Dekker was asked about the NBA on Friday and gave about as nonchalant an answer as you’ll ever hear about potentially making millions of dollars and living out a lifelong dream. He’s happy being a college kid and being with his teammates.

“I’ve been asked about the NBA for two years, I’m kind of used to the question. I know when the time comes, I’ll make the right decision on what to do,” Dekker said. “It doesn’t really bother me because I’ve had a lot of weird questions since I’ve started being interviewed. I don’t get too caught up in that stuff. It’s fine. You guys (the media) can ask whatever you want to ask and I’m not going to get mad at you.”

Wisconsin prefers to laugh things off and throw around jokes during press conferences. Sophomore forward Nigel Hayes has become a star on the microphone during the NCAA tournament for his propensity to challenge press-conference stenographers with large words.

Hayes, and his affinity for wordplay, was on display again on Friday when he threw out a joke to the media that he hadn’t used on his head coach, Bo Ryan, in practice yet. Hayes even gave a hard sell on his silly joke like a veteran stand-up comic working a crowd after a joke.

“Here it goes: why can you not hear a pterodactyl go to the bathroom? Because the ‘p’ is silent,” Hayes said to some laughter from reporters. “It’s okay -- you guys can laugh. We’re all just having a good time here.”

Let the good times roll for Wisconsin.

The pressure of the Final Four doesn’t seem to be fazing the Badgers, in part because they’ve already been through the throng of media at last year’s Final Four in Dallas. They also faced the season-long pressure of being one of the best teams in the country and the best team in the Big Ten. Wisconsin went from a team that nobody expected to become a powerhouse in a two-year span. Now they’re media-savvy veterans who choose to have fun with reporters rather than answer the same questions with the same answers.

“We’re pretty much used to all of the media and all of the distractions now,” sophomore guard Bronson Koenig said. “I think this year we’re more well-equipped handling everything and we’re more focused on the task at hand.”

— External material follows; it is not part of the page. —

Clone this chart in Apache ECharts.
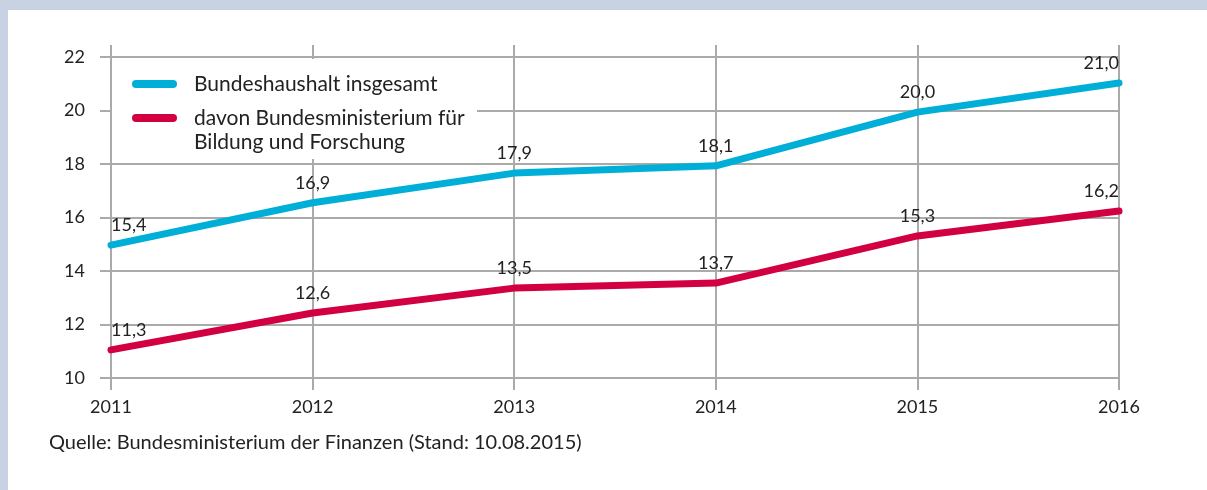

Laughter and joking aside, Wisconsin gets very serious when it comes to basketball. Kentucky faces the immense pressure of being the heavy favorite and a potential perfect season looms in the balance. The Badgers realize most of the external pressure will fall on the Wildcats, so they’re taking the spotlight in stride.

Even though Wisconsin’s tournament seeding is on-par with the Wildcats, they’ll worry about potential legacies after the games have played out.

As Ryan and his starting five left the NCAA media gathering in the bowels of Lucas Oil Stadium on Friday, all five (oversized) Wisconsin players fit onto one extended golf cart while Ryan rode with a Wisconsin staffer and the driver of the second cart.

The gesture wasn’t symbolic of a distaste for Ryan from the players, but rather, the group’s preference to hang out and joke around together as much as possible.

Hayes chanted, “we’re rolling deep!” as the cart zipped off to the Wisconsin locker room.

Wisconsin is focused on staying together, and playing together, for as long as they can. They’re enjoying the moment while it lasts. The entire Badger roster showed up to see Kaminsky accept his Player of the Year awards on Friday -- something one NCAA spokesman said had never been done before.

Rolling deep into the NCAA tournament for the second consecutive year has Wisconsin confident that they can take down Kentucky and make it to Monday night.

If all goes according to plan, Wisconsin’s whole roster can celebrate one more trophy together.